Ni Yulan studierte Rechtswissenschaften an der Universität Peking. Sie wurde Anwältin und erhielt 1986 im Alter von 25 Jahren einen Posten bei der chinesischen Welthandelskorporation. Im Jahr 2002 begann China, sich auf die Olympischen Spiele 2008 vorzubereiten. Dazu gehörte der Abriss von Wohnbauten, um Platz für olympische Einrichtungen zu schaffen. Die Bewohner waren damit nicht glücklich. In Zeiten steigender Grundstückpreise hätten sie auch gerne eine Entschädigung erhalten.
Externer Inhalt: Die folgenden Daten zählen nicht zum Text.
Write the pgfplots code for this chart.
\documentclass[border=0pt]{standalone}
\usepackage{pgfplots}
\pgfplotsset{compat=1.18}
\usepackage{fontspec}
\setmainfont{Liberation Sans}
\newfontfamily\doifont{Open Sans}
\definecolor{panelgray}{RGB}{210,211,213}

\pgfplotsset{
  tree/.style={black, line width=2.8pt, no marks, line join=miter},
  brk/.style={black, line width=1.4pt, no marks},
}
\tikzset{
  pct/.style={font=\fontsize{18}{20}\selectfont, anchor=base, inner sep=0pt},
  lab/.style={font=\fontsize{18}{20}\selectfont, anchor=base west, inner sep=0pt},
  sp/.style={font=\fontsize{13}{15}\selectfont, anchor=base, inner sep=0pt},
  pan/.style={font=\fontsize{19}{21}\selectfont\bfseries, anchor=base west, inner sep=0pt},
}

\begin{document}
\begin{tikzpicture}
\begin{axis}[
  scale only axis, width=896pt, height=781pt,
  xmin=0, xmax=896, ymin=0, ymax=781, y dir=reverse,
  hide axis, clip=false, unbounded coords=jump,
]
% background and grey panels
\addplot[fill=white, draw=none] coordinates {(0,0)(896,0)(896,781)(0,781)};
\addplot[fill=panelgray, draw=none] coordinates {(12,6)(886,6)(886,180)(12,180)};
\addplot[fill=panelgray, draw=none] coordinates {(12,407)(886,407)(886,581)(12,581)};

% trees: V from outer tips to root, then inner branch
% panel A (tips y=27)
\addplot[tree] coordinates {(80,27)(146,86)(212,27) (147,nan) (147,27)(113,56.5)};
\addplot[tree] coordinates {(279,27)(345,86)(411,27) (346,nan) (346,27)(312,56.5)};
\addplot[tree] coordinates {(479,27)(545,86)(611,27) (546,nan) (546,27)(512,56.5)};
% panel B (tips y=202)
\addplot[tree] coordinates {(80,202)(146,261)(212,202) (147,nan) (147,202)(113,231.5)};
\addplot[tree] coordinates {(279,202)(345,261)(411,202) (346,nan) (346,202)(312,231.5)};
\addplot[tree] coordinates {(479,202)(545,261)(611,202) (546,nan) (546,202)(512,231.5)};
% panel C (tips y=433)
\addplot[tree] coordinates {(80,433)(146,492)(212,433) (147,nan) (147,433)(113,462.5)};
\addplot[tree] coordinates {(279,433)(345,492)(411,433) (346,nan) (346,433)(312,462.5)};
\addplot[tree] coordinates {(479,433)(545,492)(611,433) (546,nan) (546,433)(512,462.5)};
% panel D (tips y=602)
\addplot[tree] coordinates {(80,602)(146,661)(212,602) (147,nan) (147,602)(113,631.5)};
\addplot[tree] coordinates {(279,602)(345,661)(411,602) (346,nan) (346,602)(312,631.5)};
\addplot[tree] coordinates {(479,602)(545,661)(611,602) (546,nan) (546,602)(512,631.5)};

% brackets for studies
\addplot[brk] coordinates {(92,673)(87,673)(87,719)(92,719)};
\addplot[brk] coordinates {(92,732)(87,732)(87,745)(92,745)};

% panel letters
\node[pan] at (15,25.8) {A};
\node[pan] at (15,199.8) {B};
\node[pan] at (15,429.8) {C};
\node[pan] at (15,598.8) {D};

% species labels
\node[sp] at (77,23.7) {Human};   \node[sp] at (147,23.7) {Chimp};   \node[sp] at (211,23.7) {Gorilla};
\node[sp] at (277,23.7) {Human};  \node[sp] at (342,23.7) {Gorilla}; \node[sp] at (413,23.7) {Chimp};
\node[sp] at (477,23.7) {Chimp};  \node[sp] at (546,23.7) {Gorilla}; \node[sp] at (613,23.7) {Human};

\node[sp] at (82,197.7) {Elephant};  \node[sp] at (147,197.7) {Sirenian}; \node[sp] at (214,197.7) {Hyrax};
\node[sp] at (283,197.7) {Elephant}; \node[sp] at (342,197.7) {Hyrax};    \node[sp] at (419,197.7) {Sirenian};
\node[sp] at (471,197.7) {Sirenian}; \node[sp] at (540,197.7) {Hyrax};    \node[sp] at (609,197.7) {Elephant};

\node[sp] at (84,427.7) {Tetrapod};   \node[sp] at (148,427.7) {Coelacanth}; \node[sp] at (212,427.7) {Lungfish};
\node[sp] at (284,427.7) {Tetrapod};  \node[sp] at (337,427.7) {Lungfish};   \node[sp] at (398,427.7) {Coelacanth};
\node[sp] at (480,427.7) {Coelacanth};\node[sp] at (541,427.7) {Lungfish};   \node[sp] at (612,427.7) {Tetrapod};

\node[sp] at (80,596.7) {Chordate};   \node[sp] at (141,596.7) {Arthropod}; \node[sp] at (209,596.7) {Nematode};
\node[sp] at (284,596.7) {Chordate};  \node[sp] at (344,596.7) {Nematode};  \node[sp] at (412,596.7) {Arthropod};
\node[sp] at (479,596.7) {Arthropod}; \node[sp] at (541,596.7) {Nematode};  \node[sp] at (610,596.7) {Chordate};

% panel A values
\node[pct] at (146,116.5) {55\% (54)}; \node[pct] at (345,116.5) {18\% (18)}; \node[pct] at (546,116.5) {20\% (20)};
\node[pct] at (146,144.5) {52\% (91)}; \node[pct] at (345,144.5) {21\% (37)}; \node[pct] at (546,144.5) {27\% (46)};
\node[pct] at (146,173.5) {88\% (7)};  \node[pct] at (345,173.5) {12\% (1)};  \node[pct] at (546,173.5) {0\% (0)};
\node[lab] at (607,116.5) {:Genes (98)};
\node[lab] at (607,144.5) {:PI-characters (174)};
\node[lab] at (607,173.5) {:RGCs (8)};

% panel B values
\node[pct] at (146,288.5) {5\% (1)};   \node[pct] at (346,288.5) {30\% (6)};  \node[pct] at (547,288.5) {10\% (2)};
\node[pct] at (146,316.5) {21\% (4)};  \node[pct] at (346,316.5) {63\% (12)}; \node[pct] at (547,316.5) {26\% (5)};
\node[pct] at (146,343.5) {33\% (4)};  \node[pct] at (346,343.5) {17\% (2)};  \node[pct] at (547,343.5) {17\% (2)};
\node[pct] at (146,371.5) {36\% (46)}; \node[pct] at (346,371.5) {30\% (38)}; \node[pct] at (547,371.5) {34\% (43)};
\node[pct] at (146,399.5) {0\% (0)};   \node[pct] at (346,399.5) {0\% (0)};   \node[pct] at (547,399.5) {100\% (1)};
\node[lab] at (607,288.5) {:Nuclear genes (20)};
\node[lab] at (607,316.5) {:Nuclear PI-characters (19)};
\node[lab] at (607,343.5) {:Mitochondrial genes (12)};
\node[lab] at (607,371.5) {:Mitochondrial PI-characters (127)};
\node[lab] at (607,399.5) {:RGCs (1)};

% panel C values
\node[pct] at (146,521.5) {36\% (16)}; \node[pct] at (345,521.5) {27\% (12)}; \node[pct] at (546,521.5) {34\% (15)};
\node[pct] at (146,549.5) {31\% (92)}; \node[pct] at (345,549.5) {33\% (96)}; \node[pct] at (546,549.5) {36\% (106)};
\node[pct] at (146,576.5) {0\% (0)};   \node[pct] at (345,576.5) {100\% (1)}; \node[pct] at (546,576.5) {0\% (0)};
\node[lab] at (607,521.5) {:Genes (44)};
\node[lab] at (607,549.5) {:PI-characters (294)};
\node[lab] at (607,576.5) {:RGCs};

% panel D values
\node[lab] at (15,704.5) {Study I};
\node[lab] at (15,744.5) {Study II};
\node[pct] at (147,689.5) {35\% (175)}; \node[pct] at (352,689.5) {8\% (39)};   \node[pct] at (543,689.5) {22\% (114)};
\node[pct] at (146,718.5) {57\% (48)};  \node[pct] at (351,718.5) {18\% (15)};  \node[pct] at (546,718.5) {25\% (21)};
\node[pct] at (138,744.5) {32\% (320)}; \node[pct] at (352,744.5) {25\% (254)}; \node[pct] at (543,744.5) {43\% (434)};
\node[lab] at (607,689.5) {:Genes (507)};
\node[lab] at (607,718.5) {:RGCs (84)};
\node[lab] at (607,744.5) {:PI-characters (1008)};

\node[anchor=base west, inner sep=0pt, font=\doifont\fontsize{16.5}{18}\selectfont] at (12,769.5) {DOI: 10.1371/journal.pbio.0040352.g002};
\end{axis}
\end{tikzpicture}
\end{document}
Jedenfalls übernahm Ni einen dieser Fälle und filmte den Abriss des Hauses ihres Mandanten - sehr zum Missfallen der Polizei. Sie wurde verhaftet und verprügelt; ihr Steißbein brach. Seither geht sie auf Krücken. Wenige Monate nach ihrer Entlassung forderte sie von der Pekinger Stadtregierung eine Entschädigung. Stattdessen wurde Ni erneut verhaftet - wegen "Behinderung öffentlicher Unternehmungen". Dafür fasste sie eine einjährige Haftstrafe aus, die sie ihre Lizenz als Anwältin kostete.
Vier Monate vor Olympia geriet auch ihr eigenes Haus ins Visier der Platzschaffer. Eine Mauer, die Nis Heim umgab, wurde abgerissen. Der darauffolgende Protest brachte der Wiederholungstäterin zwei Jahre Haft ein. Ihre Berichte von der Zeit im Gefängnis zeichnen ein Bild des Sadismus: Die Krücken seien ihr weggenommen worden, sie habe täglich fünf Stockwerke der Anstalt hoch- und wieder hinunterkriechen müssen, der Gang auf die Toilette sei eine Qual, die "Hilfe" der Beamten eine Erniedrigung gewesen.
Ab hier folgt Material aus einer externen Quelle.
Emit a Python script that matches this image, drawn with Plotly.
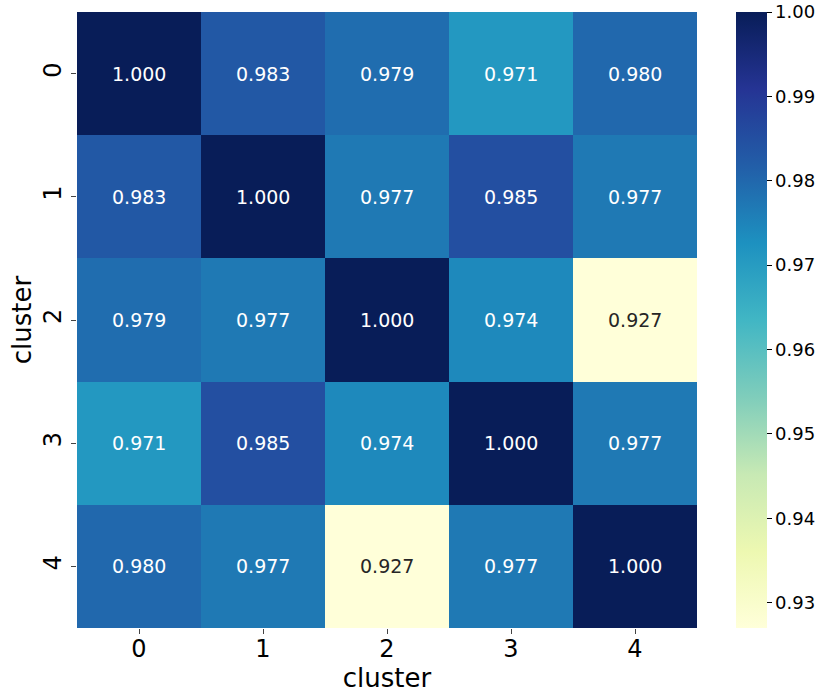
import plotly.graph_objects as go

# cluster-to-cluster similarity matrix
clusters = ["0", "1", "2", "3", "4"]
row_0 = [1.000, 0.983, 0.979, 0.971, 0.980]
row_1 = [0.983, 1.000, 0.977, 0.985, 0.977]
row_2 = [0.979, 0.977, 1.000, 0.974, 0.927]
row_3 = [0.971, 0.985, 0.974, 1.000, 0.977]
row_4 = [0.980, 0.977, 0.927, 0.977, 1.000]
matrix = [row_0, row_1, row_2, row_3, row_4]

cbar_ticks = [0.93, 0.94, 0.95, 0.96, 0.97, 0.98, 0.99, 1.00]

# matplotlib YlGnBu
ylgnbu = ["#ffffd9", "#edf8b1", "#c7e9b4", "#7fcdbb", "#41b6c4",
          "#1d91c0", "#225ea8", "#253494", "#081d58"]
colorscale = [[i / (len(ylgnbu) - 1), c] for i, c in enumerate(ylgnbu)]

font = "DejaVu Sans"

fig = go.Figure()
fig.add_trace(go.Heatmap(
    z=matrix, x=clusters, y=clusters,
    colorscale=colorscale,
    zmin=min(min(r) for r in matrix), zmax=1.0,
    xgap=0, ygap=0,
    colorbar=dict(
        x=1.063, xanchor="left", y=0.5, yanchor="middle",
        len=1.0, lenmode="fraction", thickness=31, outlinewidth=0,
        xpad=0, ypad=0,
        tickvals=cbar_ticks, ticktext=[f"{t:.2f}" for t in cbar_ticks],
        ticks="outside", ticklen=5, tickcolor="black",
        ticklabeloverflow="allow",
        tickfont=dict(family=font, size=18, color="black"),
    ),
    hoverinfo="skip",
))

# cell annotations, dark text on the light cells
for i, row in enumerate(matrix):
    for j, v in enumerate(row):
        fig.add_annotation(
            x=clusters[j], y=clusters[i], text=f"{v:.3f}", showarrow=False,
            font=dict(family=font, size=19,
                      color="#262626" if v < 0.94 else "white"),
        )

fig.update_layout(
    width=830, height=693,
    margin=dict(l=77, r=133, t=12, b=65, pad=0),
    paper_bgcolor="white", plot_bgcolor="white",
    font=dict(family=font, color="black"),
    xaxis=dict(
        title=dict(text="cluster", font=dict(size=26), standoff=16),
        tickfont=dict(size=24), ticks="outside", ticklen=5,
        ticklabelstandoff=-6,
        showgrid=False, zeroline=False, showline=False, automargin=False,
    ),
    yaxis=dict(
        title=dict(text="cluster", font=dict(size=26), standoff=0),
        tickfont=dict(size=24), ticks="outside", ticklen=5, tickangle=-90,
        autorange="reversed",
        showgrid=False, zeroline=False, showline=False, automargin=False,
    ),
)

# drop the default page margin so the figure sits at the window corner
fig.write_html("out.html", config={"displayModeBar": False},
               post_script="document.body.style.margin='0';")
Währenddessen wurde ihr Haus abgerissen - samt Inventar. Es habe keine Vorwarnung gegeben, sagt ihr Mann, die Polizei habe ihm verboten, das Haus zu betreten. Entschädigung erhielt das Ehepaar keine. Nach ihrer erneuten Entlassung lebte Ni mit ihrem Mann in einem Zelt in einem Pekinger Park. Nachdem in den vergangenen Wochen bereits zwei andere Dissidenten zu mehrjährigen Haftstrafen verurteilt wurden, steht nun die 51-Jährige Ni erneut vor Gericht. Der Vorwurf: Beweismittelfälschung mit dem Vorsatz der Bereicherung und öffentliche Ruhestörung. Westliche Analysten meinen, China statuiere wieder einmal ein Exempel.